Ведь выражая метафизическое чувство, искусство способно и вызывать его. Переживание формально-образного единства на «смешанном фоне» иных качеств, рожденных жизненным опытом, в принципе доступно каждому. Многомерное единство бытия создано формой, сливающей сущности воедино. Каждый может примкнуть к артистам восприятия (даже бизнесмен или банковский клерк научатся понимать искусство, если преподать им начатки эстетической грамотности, великодушно полагает Виткевич). Воспринимающий привносит в произведение «личный смысловой комплекс», так или иначе жизненно мотивированный, однако в предельном случае воздействия образа обыденное сознание — на грани исчезновения. Этот психологический механизм ставит воспринимающего вровень с артистом-творцом.

Постоянное ощущение Виткация — боль от невозможности выразить красоту мира, единство монады и вселенной. Он не сомневается, что художественная деятельность органична для личности, стремящейся к постижению мира и преодолению одиночества: «Как цветок вырастает из данного растения, так же естественно произведение искусства должно возникать из человека». Искусство еще может стать практической критикой цивилизации, ему под силу вырвать человека из хаоса.

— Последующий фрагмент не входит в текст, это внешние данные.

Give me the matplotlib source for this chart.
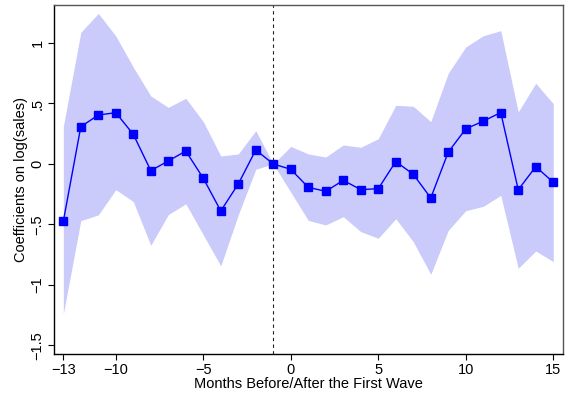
import matplotlib
matplotlib.use("Agg")
import matplotlib.pyplot as plt
import numpy as np

plt.rcParams["font.family"] = ["Liberation Sans", "DejaVu Sans"]

# Event-study coefficients, months relative to the first wave (-1 is the reference month)
months = np.arange(-13, 16)
coef = [-0.474, 0.308, 0.405, 0.424, 0.245, -0.055, 0.025, 0.107, -0.118, -0.388,
        -0.165, 0.116, 0.0, -0.044, -0.193, -0.226, -0.135, -0.212, -0.204, 0.020,
        -0.085, -0.281, 0.098, 0.290, 0.354, 0.425, -0.213, -0.022, -0.151]
ci_upper = [0.31, 1.088, 1.245, 1.058, 0.80, 0.562, 0.468, 0.543, 0.35, 0.066,
            0.083, 0.275, 0.0, 0.145, 0.083, 0.058, 0.157, 0.138, 0.209, 0.485,
            0.477, 0.35, 0.75, 0.967, 1.06, 1.102, 0.430, 0.667, 0.499]
ci_lower = [-1.24, -0.468, -0.421, -0.212, -0.311, -0.672, -0.418, -0.329, -0.586, -0.842,
            -0.42, -0.043, 0.0, -0.233, -0.466, -0.504, -0.435, -0.559, -0.614, -0.452,
            -0.642, -0.912, -0.548, -0.386, -0.350, -0.259, -0.862, -0.719, -0.807]

xticks = [-13, -10, -5, 0, 5, 10, 15]
yticks = [-1.5, -1, -0.5, 0, 0.5, 1]
ytick_labels = ["\u22121.5", "\u22121", "\u2212.5", "0", ".5", "1"]
xtick_labels = ["\u221213", "\u221210", "\u22125", "0", "5", "10", "15"]

fig = plt.figure(figsize=(5.67, 3.98), dpi=100)
ax = fig.add_axes([0.0947, 0.1098, 0.8977, 0.8776])

ax.fill_between(months, ci_lower, ci_upper, color="#cacafb", linewidth=0, zorder=1)
ax.plot(months, coef, color="#0000ff", linewidth=1.0, marker="s", markersize=5.5,
        markerfacecolor="#0000ff", markeredgecolor="#0000ff", zorder=3)
ax.axvline(-1, color="#222222", linestyle=(0, (3, 3)), linewidth=0.8, zorder=2)

ax.set_xlim(-13.55, 15.54)
ax.set_ylim(-1.573, 1.314)
ax.set_xticks(xticks)
ax.set_xticklabels(xtick_labels)
ax.set_yticks(yticks)
ax.set_yticklabels(ytick_labels, rotation=90, va="center")
ax.tick_params(axis="both", direction="out", length=4, width=0.8, labelsize=10.5,
               color="black", pad=2.5)

for side in ["left", "bottom"]:
    ax.spines[side].set_color("black")
    ax.spines[side].set_linewidth(1.0)
for side in ["top", "right"]:
    ax.spines[side].set_color("#555555")
    ax.spines[side].set_linewidth(1.0)

ax.set_xlabel("Months Before/After the First Wave", fontsize=10.5, labelpad=0)
ax.set_ylabel("Coefficients on log(sales)", fontsize=10.5, labelpad=2)

fig.savefig("out.png", dpi=100)
plt.close()
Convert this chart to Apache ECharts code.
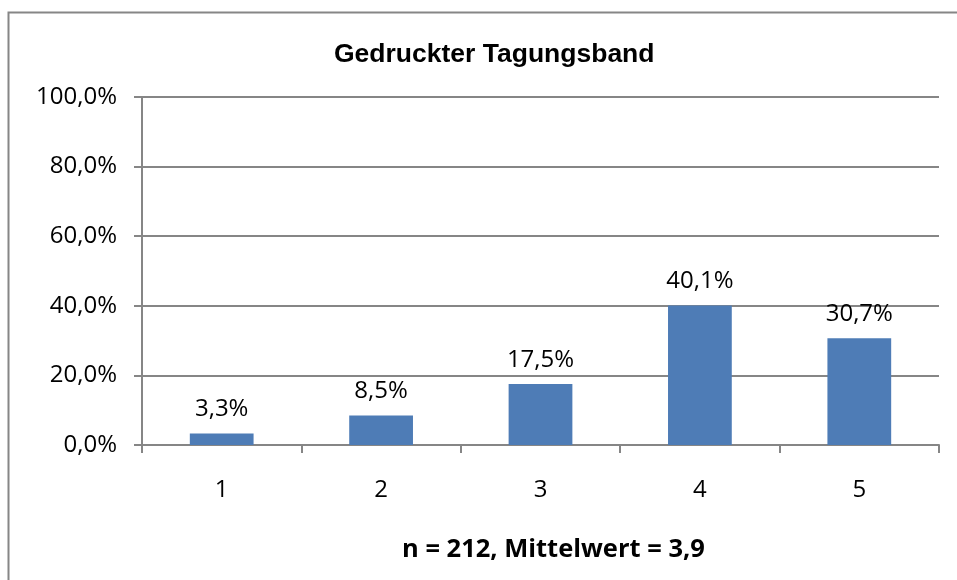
<!DOCTYPE html>
<html><head><meta charset="utf-8">
<script src="https://cdn.jsdelivr.net/npm/echarts@6/dist/echarts.min.js"></script>
<style>html,body{margin:0;padding:0;background:#fff}#c{width:957px;height:580px}</style>
</head><body><div id="c"></div>
<script>
const categories = ['1', '2', '3', '4', '5'];
const values = [3.3, 8.5, 17.5, 40.1, 30.7];
const titleText = 'Gedruckter Tagungsband';
const xAxisTitle = 'n = 212, Mittelwert = 3,9';

const fmt = v => v.toFixed(1).replace('.', ',') + '%';
const chart = echarts.init(document.getElementById('c'), null, {renderer: 'canvas'});
chart.setOption({
  animation: false,
  backgroundColor: '#fff',
  graphic: [{
    type: 'rect', shape: {x: 8.5, y: 12.5, width: 1000, height: 700},
    style: {fill: 'none', stroke: '#868686', lineWidth: 2}, silent: true, z: 0
  }, {
    type: 'text', left: 402, top: 537, silent: true,
    style: {text: xAxisTitle, font: 'bold 25.5px "Open Sans"', fill: '#000'}
  }],
  title: {
    text: titleText, left: 329, top: 36,
    textStyle: {fontFamily: 'Liberation Sans', fontWeight: 'bold', fontSize: 26.5, color: '#000'}
  },
  grid: {left: 142, right: 18, top: 97, bottom: 135, containLabel: false},
  xAxis: {
    type: 'category', data: categories,
    axisLine: {lineStyle: {color: '#868686', width: 2}},
    axisTick: {show: true, length: 8, alignWithLabel: false, lineStyle: {color: '#868686', width: 2}},
    axisLabel: {margin: 33, fontFamily: 'Open Sans', fontSize: 24, color: '#000'}
  },
  yAxis: {
    type: 'value', min: 0, max: 100, interval: 20,
    axisLine: {show: true, lineStyle: {color: '#868686', width: 2}},
    axisTick: {show: true, length: 8, lineStyle: {color: '#868686', width: 2}},
    splitLine: {show: true, lineStyle: {color: '#868686', width: 2}},
    axisLabel: {margin: 25, fontFamily: 'Open Sans', fontSize: 24, color: '#000', formatter: fmt}
  },
  series: [{
    type: 'bar', data: values, barWidth: '40%',
    itemStyle: {color: '#4E7CB6'},
    label: {show: true, position: 'top', distance: 12, formatter: p => fmt(p.value),
      fontFamily: 'Open Sans', fontSize: 24, color: '#000'}
  }]
});
</script></body></html>
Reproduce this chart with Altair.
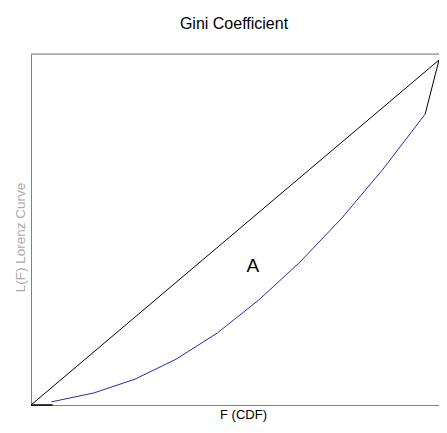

Преодолев инерцию обыденной жизни, оно может взбудоражить ленивое, дремлющее сознание ощущением странности мироздания.

«Единство во Множестве, заключенное в конструкции Чистой Формы, есть Тайна Бытия в непосредственном символе» — так формулирует Виткаций онтологический ключ к своей эстетике. Художественный образ структурно подобен вселенной, форма трансцендентна — ее язык тождествен языку метафизики. «Единство во множестве идеального произведения искусства» Виткевич выражает метафорой: «застывшее от невыразимого мороза пламя». Смысл искусства — экспрессия надвременного сознания, «чувственное постижение» тайны и, таким образом, отражение «трансцендентального достоинства» бытия.

Виткевич называл свою эстетику «эйдетической общей теорией искусства». Его концепция чистой формы как системы «векторных» и «динамических» напряжений — пример структурно-функционального понимания произведения, комплексного осмысления его бытийной ценности. Произведение, согласно Виткевичу, есть внутренне целесообразная, непосредственно воздействующая конструкция, призванная перенести в «отвлеченный мир абсолютной красоты».

Форма — единство элементов, служащих адекватному выражению метафизических переживаний, то есть содержания наиболее существенного. «Форма» у Виткевича — многомерное целое, подобное «Единичной Сущности»: оно обнимает все элементы художественного текста. Это и форма, и содержание, интегрированные в эстетически активное ядро — нерасторжимая целостность внутреннего (конструктивного) и внешнего (предметного). «Чистая форма» — нестрогое, богатое ассоциациями понятие, выражающее аналогию искусства и бытия. Здесь скрещиваются разные смыслы, наполнение понятия различно в зависимости от контекста и цели высказывания. Эстетика Виткевича, практика, понимавшего, сколь неуловима суть художественных явлений, — открытая система, хотя автор по своему обыкновению выдавал символические построения за научные концепции. Так художник указывал на сущностный опыт, выразимый лишь за счет парадоксов и многозначности языка.

К искусству новейшей эпохи, в том числе к собственному, он относился с долей сарказма, видя в нем симптомы общего вырождения духовности — перевеса эмпирии над сутью. Он полагал, что исчерпаны возможности «математики образа» — гармонии и композиции, истощены резервы содержательных качеств. Остается лишь повторять ранее созданное в иных сочетаниях: проявление индивидуальности возможно только в стиле, в «трактовке формы». Искусство с неизбежностью вступило в фазу усиленной деформации, безумия и перверсии — «агонии формы и смысла», «ненасытимости формой», проявляющейся в ее «разнузданности» и «устраннении».

Первоначально материал эстетической рефлексии Виткевича — изобразительное искусство. Язык визуальных форм, наравне с языком музыки, для него — ближайшее соответствие сути искусства. Поэзия более сложна; в «поэтической амальгаме» Виткевич различал понятийные, образные и звуко-ритмические ценности, придавая решающее значение понятиям: смыслы здесь — те же «простые качества», что в музыке звуки, а в живописи — цвета и формы.